New Leaf Treasure: turning the calendar to a new year does offer a natural opportunity to reflect on the year past and plan for the year to come! Remembering the highlights and the low points of the year brings new perspective. Celebrating projects accomplished, progress toward goals, life storms weathered, and opportunities seized gives us courage to step into the new year with confidence. Savoring connections with family and friends allows us to know that we are loved and accepted. Every new page on the calendar reminds us that we can begin again, making whatever small changes will enrich our lives and the lives of those around us.
- What experiences are particularly memorable? How have you been strengthened and supported? What one or two changes would you like to make during the year ahead?
You could take this opportunity to relinquish your stranglehold on the holidays, inviting others to share in the burden (and benefit) of getting ready. You could assemble the clan for some values clarification, polling family members about what they really treasure about the holidays, and then making a plan that includes everyone. You could decide that this is the year for some kind of alternative celebration.
Here are some other suggestions:
- Think about what contacts will be fulfilling for you. Your needs are constantly changing. Look at your traditions, and choose the ones that work. Let the others go.
- Don’t be afraid to ask for what you want. If you’re lonely, ask someone to share their holiday with you. If you need time alone, let those around you know that.
- Embrace your feelings. Pay attention to your inner messages. If you feel down, acknowledge it. It will pass. When you’re excited, enjoy it.
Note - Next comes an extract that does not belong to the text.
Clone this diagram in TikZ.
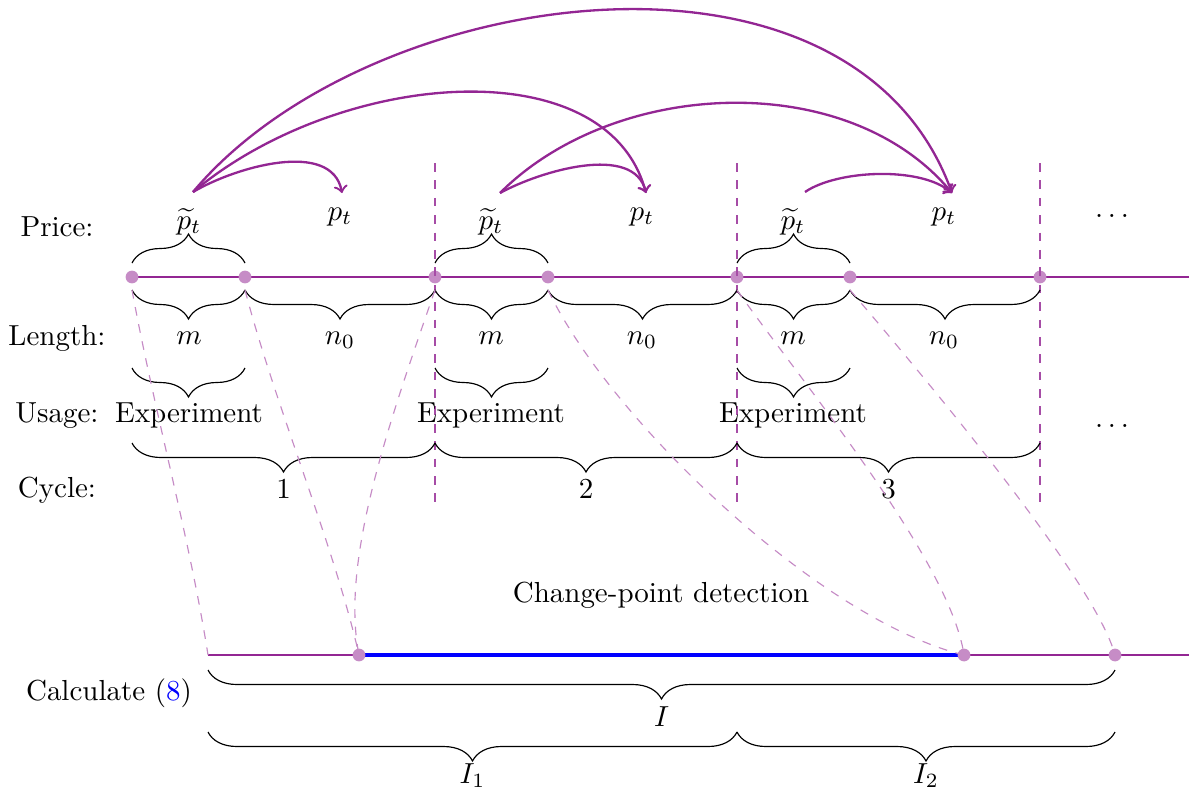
\documentclass[tikz,border=0pt]{standalone}
\usetikzlibrary{decorations.pathreplacing}
\definecolor{vio}{RGB}{128,0,128}
\begin{document}
\begin{tikzpicture}[x=0.345pt,y=-0.345pt,
  brc/.style={decorate,decoration={brace,amplitude=10pt}},
  brcm/.style={decorate,decoration={brace,amplitude=10pt,mirror}},
  dot/.style={circle,fill=vio!45,inner sep=0pt,minimum size=4.4pt},
  lab/.style={anchor=base,inner sep=0pt},
  arcs/.style={vio!85,thick,->},
  link/.style={vio!45,dashed,thin},
  sep/.style={vio!70,dashed},
]
\useasboundingbox (0,0) rectangle (1189,794);

% coordinates of the timeline
\coordinate (tend) at (1189,277);
\coordinate (bend) at (1189,655);
\coordinate (b0) at (208,655);

% timelines
\draw[vio!85,semithick] (132,277) coordinate (tl0) -- (tend);
\draw[vio!85,semithick] (b0) -- (bend);
\draw[blue,line width=1.1pt] (359,655) coordinate (bl1) -- (964,655) coordinate (bl2);

% dots
\foreach \x/\n in {132/t0,245/t1,435/t2,548/t3,737/t4,850/t5,1040/t6}
  \node[dot] (\n) at (\x,277) {};
\foreach \x/\n in {359/b1,964/b2,1115/b3}
  \node[dot] (\n) at (\x,655) {};

% dashed cycle separators
\foreach \x/\n in {435/s1,737/s2,1040/s3}{
  \coordinate (\n a) at (\x,163);
  \coordinate (\n b) at (\x,505);
  \draw[sep] (\n a) -- (\n b);
}

% left labels
\node[lab] (lprice) at (57,236) {Price:};
\node[lab] (llength) at (57,345) {Length:};
\node[lab] (lusage) at (57,422) {Usage:};
\node[lab] (lcycle) at (57,497) {Cycle:};
\node[lab] (lcalc) at (109,700) {Calculate (\textcolor{blue}{8})};

% price labels
\node[lab] (pt1) at (189,229) {$\widetilde{p}_t$};
\node[lab] (p1) at (340,220) {$p_t$};
\node[lab] (pt2) at (491,229) {$\widetilde{p}_t$};
\node[lab] (p2) at (642,220) {$p_t$};
\node[lab] (pt3) at (793,229) {$\widetilde{p}_t$};
\node[lab] (p3) at (944,220) {$p_t$};
\node[lab] (dots1) at (1112,217) {$\ldots$};
\node[lab] (dots2) at (1112,427) {$\ldots$};

% upper braces
\draw[brc] (132,263) -- (245,263);
\draw[brc] (435,263) -- (548,263);
\draw[brc] (737,263) -- (850,263);

% length braces
\draw[brcm] (132,290) -- (245,290);
\draw[brcm] (245,290) -- (435,290);
\draw[brcm] (435,290) -- (548,290);
\draw[brcm] (548,290) -- (737,290);
\draw[brcm] (737,290) -- (850,290);
\draw[brcm] (850,290) -- (1040,290);
\node[lab] (lm1) at (189,344) {$m$};
\node[lab] (ln1) at (340,344) {$n_0$};
\node[lab] (lm2) at (491,344) {$m$};
\node[lab] (ln2) at (642,344) {$n_0$};
\node[lab] (lm3) at (793,344) {$m$};
\node[lab] (ln3) at (944,344) {$n_0$};

% usage braces
\draw[brcm] (132,368) -- (245,368);
\draw[brcm] (435,368) -- (548,368);
\draw[brcm] (737,368) -- (850,368);
\node[lab] (ex1) at (189,422) {Experiment};
\node[lab] (ex2) at (491,422) {Experiment};
\node[lab] (ex3) at (793,422) {Experiment};

% cycle braces
\draw[brcm] (132,443) -- (435,443);
\draw[brcm] (435,443) -- (737,443);
\draw[brcm] (737,443) -- (1040,443);
\node[lab] (c1) at (283.5,498) {1};
\node[lab] (c2) at (586,498) {2};
\node[lab] (c3) at (888.5,498) {3};

% bottom braces
\draw[brcm] (208,670) -- (1115,670);
\draw[brcm] (208,732) -- (737,732);
\draw[brcm] (737,732) -- (1115,732);
\node[lab] (lI) at (661.5,726) {$I$};
\node[lab] (lI1) at (472.5,783) {$I_1$};
\node[lab] (lI2) at (926,783) {$I_2$};

\node[lab] (cpd) at (661,602) {Change-point detection};

% dashed links
\coordinate (u0) at (132,290);
\coordinate (u1) at (245,290);
\coordinate (u2) at (435,290);
\coordinate (u3) at (548,290);
\coordinate (u4) at (737,290);
\coordinate (u5) at (850,290);
\draw[link] (u0) .. controls +(22,120) and +(-18,-115) .. (b0);
\draw[link] (u1) .. controls +(30,115) and +(-25,-110) .. (b1.center);
\draw[link] (u2) .. controls +(-45,130) and +(-19,-95) .. (b1.center);
\draw[link] (u3) .. controls +(62,130) and +(-144,-35) .. (b2.center);
\draw[link] (u4) .. controls +(63,90) and +(-14,-95) .. (b2.center);
\draw[link] (u5) .. controls +(70,82) and +(-20,-75) .. (b3.center);

% arcs
\coordinate (a1) at (193,192);
\coordinate (a2) at (500,193);
\coordinate (a3) at (805,192);
\coordinate (e1) at (342,193);
\coordinate (e2) at (646,193);
\coordinate (e3) at (952,193);
\draw[arcs] (a1) .. controls +(42,-25) and +(-10,-54) .. (e1);
\draw[arcs] (a1) .. controls +(147,-123) and +(-39,-145) .. (e2);
\draw[arcs] (a1) .. controls +(174,-208) and +(-101,-278) .. (e3);
\draw[arcs] (a2) .. controls +(40,-22) and +(-12,-50) .. (e2);
\draw[arcs] (a2) .. controls +(115,-115) and +(-104,-125) .. (e3);
\draw[arcs] (a3) .. controls +(32,-22) and +(-32,-27) .. (e3);
\end{tikzpicture}
\end{document}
- Bring your past traditions to the present. Create new traditions for your family.
- Set priorities. Do the things you enjoy, even if they aren’t essential or could be done by others.
- Update your holiday tasks so they continue to provide new energy.
- Make positive contact with others. If your family list is disturbingly short, look around for others in the same boat.
- Give not only presents, but your presence – your time and attention. Reach beyond your family to those in need. Look beyond the “Red Kettle” for experiences where you can share yourself.
- Take care of yourself. Try not to overindulge. Celebrate without abusing your body. Allow space for rejuvenation. Get lots of sleep and exercise.
- Take time to laugh. It reduces tension and provides perspective.
- Pay attention to your spirit. In the midst of the hustle and bustle listen to your core. Take time to let your soul catch up with you.
Now, make a plan by answering these three questions:
- What’s of major importance to me?
- How do I hope to accomplish it?
- If that doesn’t work, how else could I meet the need—or what would be a satisfactory substitute?
For example, having a big Holiday Open House might not be the best way to touch base with old friends. If sharing and caring is of prime importance to you, a quiet evening in front of the fire might be your first choice. Hand-crafted gifts are not the only way to demonstrate your uniqueness. If your time and energy are at low ebb, you could devise clever name tags, instead.
List what holiday stress habits you want to “kick” this year, and what you’d like to keep to make your holidays full of joy and meaning. Remember, breaking old habits isn’t easy. Change is usually uncomfortable as well as stimulating. Take the risk! Experiment. Tamper with tradition. Try something new. Treat yourself to a more meaning-full and satisfying holiday. Enjoy!